Il s’agit du premier rappel de l’arrêt, qui tire son fondement des dispositions de l’article L626-27 du Code de commerce.

En effet, le débiteur avait soutenu devant la Cour d’Appel que le jugement d’ouverture à prendre en compte comme point de départ du délai de prescription de l’action en sanction était le jugement d’ouverture du redressement judiciaire de 2010. En introduisant son action seulement en 2019, le liquidateur était donc, selon le débiteur, prescrit.

Cette approche ne peut être validée.

En effet, deux situations procédurales doivent être bien distinguées :

  • La conversion du RJ en LJ (en cours de période d’observation, donc) : la liquidation n’est PAS une nouvelle procédure ;
  • La résolution du plan de redressement, et l’ouverture corrélative d’une liquidation judiciaire. C’est là l’hypothèse de l’article L626-27 du Code de Commerce. La liquidation est alors une nouvelle procédure collective.

Bien évidemment, le point de départ de la prescription de l’action en sanction diffère grandement :

  • Dans le cas d’une conversion du RJ en LJ, il n’y a qu’une seule procédure collective, et en application de l’article L653-1 du Code de Commerce, le délai de prescription court à compter du jugement d’ouverture du redressement ;
  • Dans le cas d’une résolution du plan, le jugement d’ouverture de la liquidation est une nouvelle procédure, et le délai de prescription de l’action en sanction court bien à compter du jugement de liquidation, et non à compter de l’ouverture de la première procédure collective ayant abouti à l’adoption d’un plan.

La solution est désormais bien établie, mais des rappels réguliers semblent nécessaires.

II – Point de départ de la prescription en cas d’annulation du jugement d’ouverture

Le second point d’intérêt consiste dans la particularité procédurale du dossier : en effet, le débiteur a fait l’objet d’une résolution de son plan, et de l’ouverture d’une procédure de liquidation judiciaire par jugement en date du 7 avril 2016.

Mais un appel a été interjeté à l’encontre de ce jugement, et la Cour d’appel a, par un arrêt du 7 novembre 2016 :

  • Annulé le jugement du 7 avril 2016 ;
  • Evoqué, en vertu de l’effet dévolutif, et ouvert dans ces conditions une liquidation judiciaire.

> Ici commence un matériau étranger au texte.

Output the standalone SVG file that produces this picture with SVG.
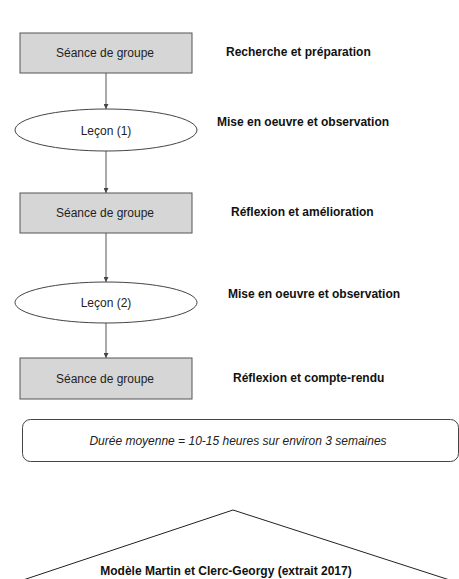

Pour mémoire, l’action en sanction du liquidateur a été introduite par assignation du 19 septembre 2019.

Le débiteur soutenait dans son pourvoi que l’action du liquidateur était prescrite, car introduite plus de 3 ans après la date du 7 avril 2016.

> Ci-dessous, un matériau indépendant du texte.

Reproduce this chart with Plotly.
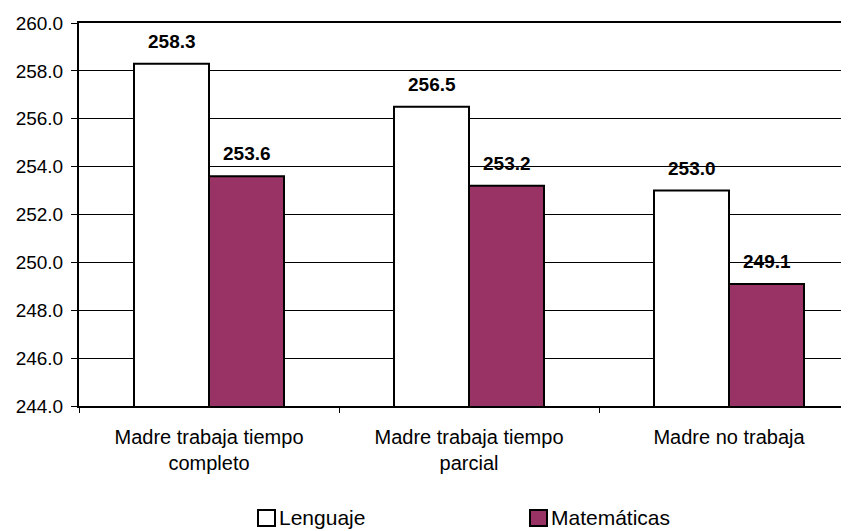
import plotly.graph_objects as go

categories = ["Madre trabaja tiempo<br>completo", "Madre trabaja tiempo<br>parcial", "Madre no trabaja"]
lenguaje = [258.3, 256.5, 253.0]
matematicas = [253.6, 253.2, 249.1]
series_names = ["Lenguaje", "Matemáticas"]
series_colors = ["#FFFFFF", "#993366"]

# the page body adds an 8px margin, so the figure is drawn 8px smaller and
# every screen position below is shifted by that amount
OFF = 8
W, H = 849 - OFF, 531 - OFF
L, T, B = 79 - OFF, 23 - OFF, 406 - OFF  # plot area in figure pixels
FONT = "Liberation Sans, Arial, sans-serif"


def px(x):
    # screen x -> paper
    return (x - OFF - L) / (W - L)


def py(y):
    # screen y -> paper
    return (B - (y - OFF)) / (B - T)


fig = go.Figure()
for name, vals, col in zip(series_names, [lenguaje, matematicas], series_colors):
    fig.add_trace(go.Bar(x=categories, y=vals, name=name, marker=dict(color=col, line=dict(color="black", width=2))))

# value labels above each bar
cat_w = 260
bar_w = 75
for i, vals in enumerate([lenguaje, matematicas]):
    shift = (i - 0.5) * bar_w
    for c, v in zip(categories, vals):
        fig.add_annotation(x=c, y=v, text=f"<b>{v:.1f}</b>", showarrow=False, xshift=shift, yshift=10,
                           yanchor="bottom", font=dict(family=FONT, size=19, color="black"))

# legend drawn by hand: square key right next to the text
legend_items = [(258, series_names[0], series_colors[0]), (530, series_names[1], series_colors[1])]
for x0, name, col in legend_items:
    fig.add_shape(type="rect", xref="paper", yref="paper", x0=px(x0), x1=px(x0 + 17), y0=py(510), y1=py(526),
                  fillcolor=col, line=dict(color="black", width=2))
    fig.add_annotation(xref="paper", yref="paper", x=px(x0 + 19), y=py(517), text=name, showarrow=False,
                       xanchor="left", yanchor="middle", font=dict(family=FONT, size=21, color="black"))

fig.update_layout(
    width=W, height=H,
    margin=dict(l=L, r=0, t=T, b=H - B, pad=0),
    paper_bgcolor="white", plot_bgcolor="white",
    barmode="group", bargap=1 - 2 * bar_w / cat_w, bargroupgap=0,
    showlegend=False,
    font=dict(family=FONT, color="black"),
)
fig.update_xaxes(
    type="category", range=[-0.5, 2.5 - 10 / cat_w],
    showline=True, linecolor="black", linewidth=2, mirror=True,
    ticks="outside", tickson="boundaries", ticklen=5, tickcolor="black", tickwidth=1,
    tickfont=dict(family=FONT, size=20, color="black"), ticklabelstandoff=12,
    showgrid=False,
)
fig.update_yaxes(
    range=[244, 260], dtick=2, tick0=244, tickformat=".1f",
    showline=True, linecolor="black", linewidth=2,
    ticks="outside", ticklen=6, tickcolor="black", tickwidth=1,
    tickfont=dict(family=FONT, size=19, color="black"), ticklabelstandoff=4,
    showgrid=True, gridcolor="black", gridwidth=1, zeroline=False,
)

fig.write_html("out.html")
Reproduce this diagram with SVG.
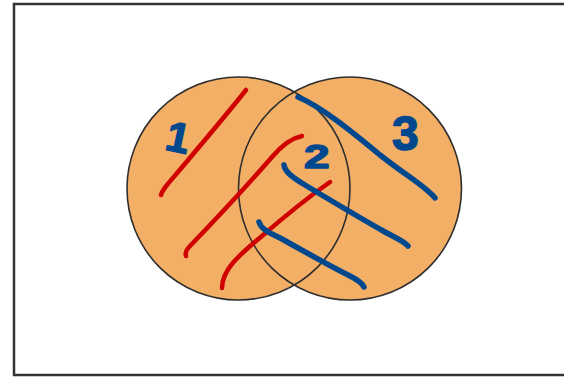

La cour de cassation rejette le pourvoi, et ce n’est absolument pas une surprise : en effet, la Cour d’appel, dans son arrêt du 7 novembre 2016 a annulé le jugement du 7 avril 2016 (« pour une irrégularité de procédure n’affectant pas l’acte introductif d’instance » prend-elle le soin de préciser), puis en vertu de son pouvoir d’évocation, a prononcé à nouveau une liquidation judiciaire.

Or l’annulation du jugement a, et c’est bien l’effet d’une nullité, « privé rétroactivement ce dernier de tout effet »

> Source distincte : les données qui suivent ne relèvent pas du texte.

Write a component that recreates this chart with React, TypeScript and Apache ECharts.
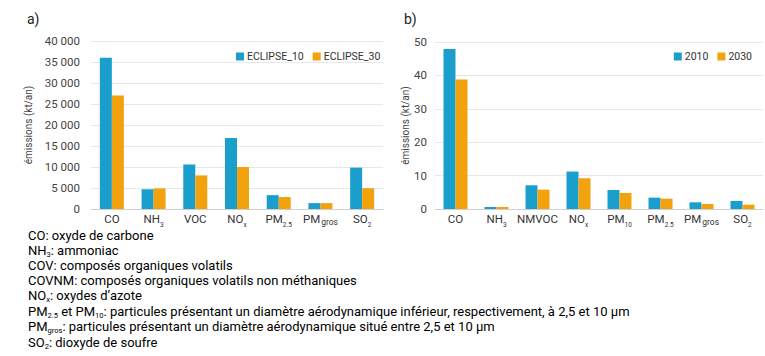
import React, { useEffect, useRef } from "react";
import * as echarts from "echarts";

const categoriesA = ["CO", "NH3", "VOC", "NOx", "PM2.5", "PMgros", "SO2"];
const eclipse10 = [36000, 4700, 10600, 16900, 3300, 1400, 9850];
const eclipse30 = [27000, 4900, 8000, 10000, 2850, 1400, 4950];

const categoriesB = ["CO", "NH3", "NMVOC", "NOx", "PM10", "PM2.5", "PMgros", "SO2"];
const y2010 = [47.9, 0.6, 7.1, 11.2, 5.7, 3.4, 2.0, 2.4];
const y2030 = [38.8, 0.6, 5.8, 9.2, 4.8, 3.1, 1.5, 1.3];

const legendA = ["ECLIPSE_10", "ECLIPSE_30"];
const legendB = ["2010", "2030"];

const yTitle = "émissions (kt/an)";

const richLabel: Record<string, string> = {
  CO: "{m|CO}",
  NH3: "{m|NH}{s|3}",
  VOC: "{m|VOC}",
  NMVOC: "{m|NMVOC}",
  NOx: "{m|NO}{s|x}",
  "PM2.5": "{m|PM}{s|2.5}",
  PM10: "{m|PM}{s|10}",
  PMgros: "{m|PM}{g|gros}",
  SO2: "{m|SO}{s|2}",
};

const footnotes = [
  "{t|CO: oxyde de carbone}",
  "{t|NH}{s|3}{t|: ammoniac}",
  "{t|COV: composés organiques volatils}",
  "{t|COVNM: composés organiques volatils non méthaniques}",
  "{t|NO}{s|x}{t|: oxydes d’azote}",
  "{t|PM}{s|2.5}{t| et PM}{s|10}{t|: particules présentant un diamètre aérodynamique inférieur, respectivement, à 2,5 et 10 µm}",
  "{t|PM}{s|gros}{t|: particules présentant un diamètre aérodynamique situé entre 2,5 et 10 µm}",
  "{t|SO}{s|2}{t|: dioxyde de soufre}",
];
const footY = [235, 250, 265, 280, 295, 311, 326, 342];

const BLUE = "#1A9ECB";
const ORANGE = "#F2A20C";
const FONT = "Roboto, 'Liberation Sans', sans-serif";

const fmtThousands = (v: number) =>
  String(v).replace(/\B(?=(\d{3})+(?!\d))/g, " ");

export default function App() {
  const ref = useRef<HTMLDivElement>(null);
  useEffect(() => {
    document.body.style.margin = "0";
    const chart = echarts.init(ref.current!, null, { renderer: "svg" });
    const labelRich = {
      m: { fontSize: 11.5, color: "#333", fontFamily: FONT, lineHeight: 13, verticalAlign: "bottom" },
      s: { fontSize: 6.5, color: "#333", fontFamily: FONT, lineHeight: 5, verticalAlign: "bottom", padding: [0, 0, -3, 0] },
      g: { fontSize: 8.5, color: "#333", fontFamily: FONT, lineHeight: 9, verticalAlign: "bottom", padding: [0, 0, -1, 1] },
    };
    const footRich = {
      t: { fontSize: 13, color: "#222", fontFamily: FONT, lineHeight: 13, verticalAlign: "bottom" },
      s: { fontSize: 7.5, color: "#222", fontFamily: FONT, lineHeight: 5, verticalAlign: "bottom", padding: [0, 0, -2, 0] },
    };
    const xAxisCommon = {
      type: "category" as const,
      axisTick: { show: false },
      axisLine: { lineStyle: { color: "#d0d0d0" } },
      axisLabel: {
        margin: 3,
        interval: 0,
        formatter: (v: string) => richLabel[v] || v,
        rich: labelRich,
      },
    };
    const yAxisCommon = {
      type: "value" as const,
      min: 0,
      nameLocation: "middle" as const,
      nameTextStyle: { fontSize: 10, color: "#444", fontFamily: FONT },
      axisLine: { show: false },
      axisTick: { show: false },
      splitLine: { lineStyle: { color: "#e8e8e8" } },
    };
    chart.setOption({
      animation: false,
      backgroundColor: "#ffffff",
      textStyle: { fontFamily: FONT },
      grid: [
        { left: 91, right: 382, top: 41, bottom: 147 },
        { left: 435, right: 2, top: 42, bottom: 147 },
      ],
      legend: [
        {
          data: legendA,
          left: 231,
          top: 46,
          orient: "horizontal",
          itemWidth: 8,
          itemHeight: 8,
          itemGap: 9,
          icon: "rect",
          textStyle: { fontSize: 10.5, color: "#333", fontFamily: FONT, padding: [0, 0, 0, -2] },
        },
        {
          data: legendB,
          right: 8,
          top: 46,
          orient: "horizontal",
          itemWidth: 8,
          itemHeight: 8,
          itemGap: 9,
          icon: "rect",
          textStyle: { fontSize: 10.5, color: "#333", fontFamily: FONT, padding: [0, 0, 0, -2] },
        },
      ],
      xAxis: [
        { ...xAxisCommon, gridIndex: 0, data: categoriesA },
        { ...xAxisCommon, gridIndex: 1, data: categoriesB },
      ],
      yAxis: [
        {
          ...yAxisCommon,
          gridIndex: 0,
          max: 40000,
          interval: 5000,
          name: yTitle,
          nameGap: 58,
          axisLabel: {
            margin: 11,
            fontSize: 11.5,
            color: "#444",
            fontFamily: FONT,
            formatter: (v: number) => fmtThousands(v),
          },
        },
        {
          ...yAxisCommon,
          gridIndex: 1,
          max: 50,
          interval: 10,
          name: yTitle,
          nameGap: 21,
          axisLabel: { margin: 8, fontSize: 11.5, color: "#444", fontFamily: FONT },
        },
      ],
      series: [
        { name: legendA[0], type: "bar", xAxisIndex: 0, yAxisIndex: 0, data: eclipse10, barWidth: 12, barGap: "0%", itemStyle: { color: BLUE } },
        { name: legendA[1], type: "bar", xAxisIndex: 0, yAxisIndex: 0, data: eclipse30, barWidth: 12, barGap: "0%", itemStyle: { color: ORANGE } },
        { name: legendB[0], type: "bar", xAxisIndex: 1, yAxisIndex: 1, data: y2010, barWidth: 12, barGap: "0%", itemStyle: { color: BLUE } },
        { name: legendB[1], type: "bar", xAxisIndex: 1, yAxisIndex: 1, data: y2030, barWidth: 12, barGap: "0%", itemStyle: { color: ORANGE } },
      ],
      graphic: [
        { type: "text", left: 27, top: 12, style: { text: "a)", fontSize: 14, fill: "#222", fontFamily: FONT } },
        { type: "text", left: 404, top: 12, style: { text: "b)", fontSize: 14, fill: "#222", fontFamily: FONT } },
        ...footnotes.map((t, i) => ({
          type: "text",
          x: 28,
          y: footY[i],
          style: { text: t, rich: footRich, verticalAlign: "middle", align: "left" },
        })),
      ],
    });
    return () => chart.dispose();
  }, []);
  return <div ref={ref} style={{ width: 765, height: 356 }} />;
}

De sorte que la (nouvelle) liquidation judiciaire prononcée par la Cour d’Appel dans le même arrêt, constitue bien la décision d’ouverture de la procédure collective.

Et donc le point de départ de la prescription triennale de l’action en sanction.

L’action du liquidateur, introduite le 19 septembre 2019, l’a donc été valablement avant la date anniversaire des 3 ans de l’arrêt du 7 novembre 2016. Et le pourvoi est donc très logiquement rejeté.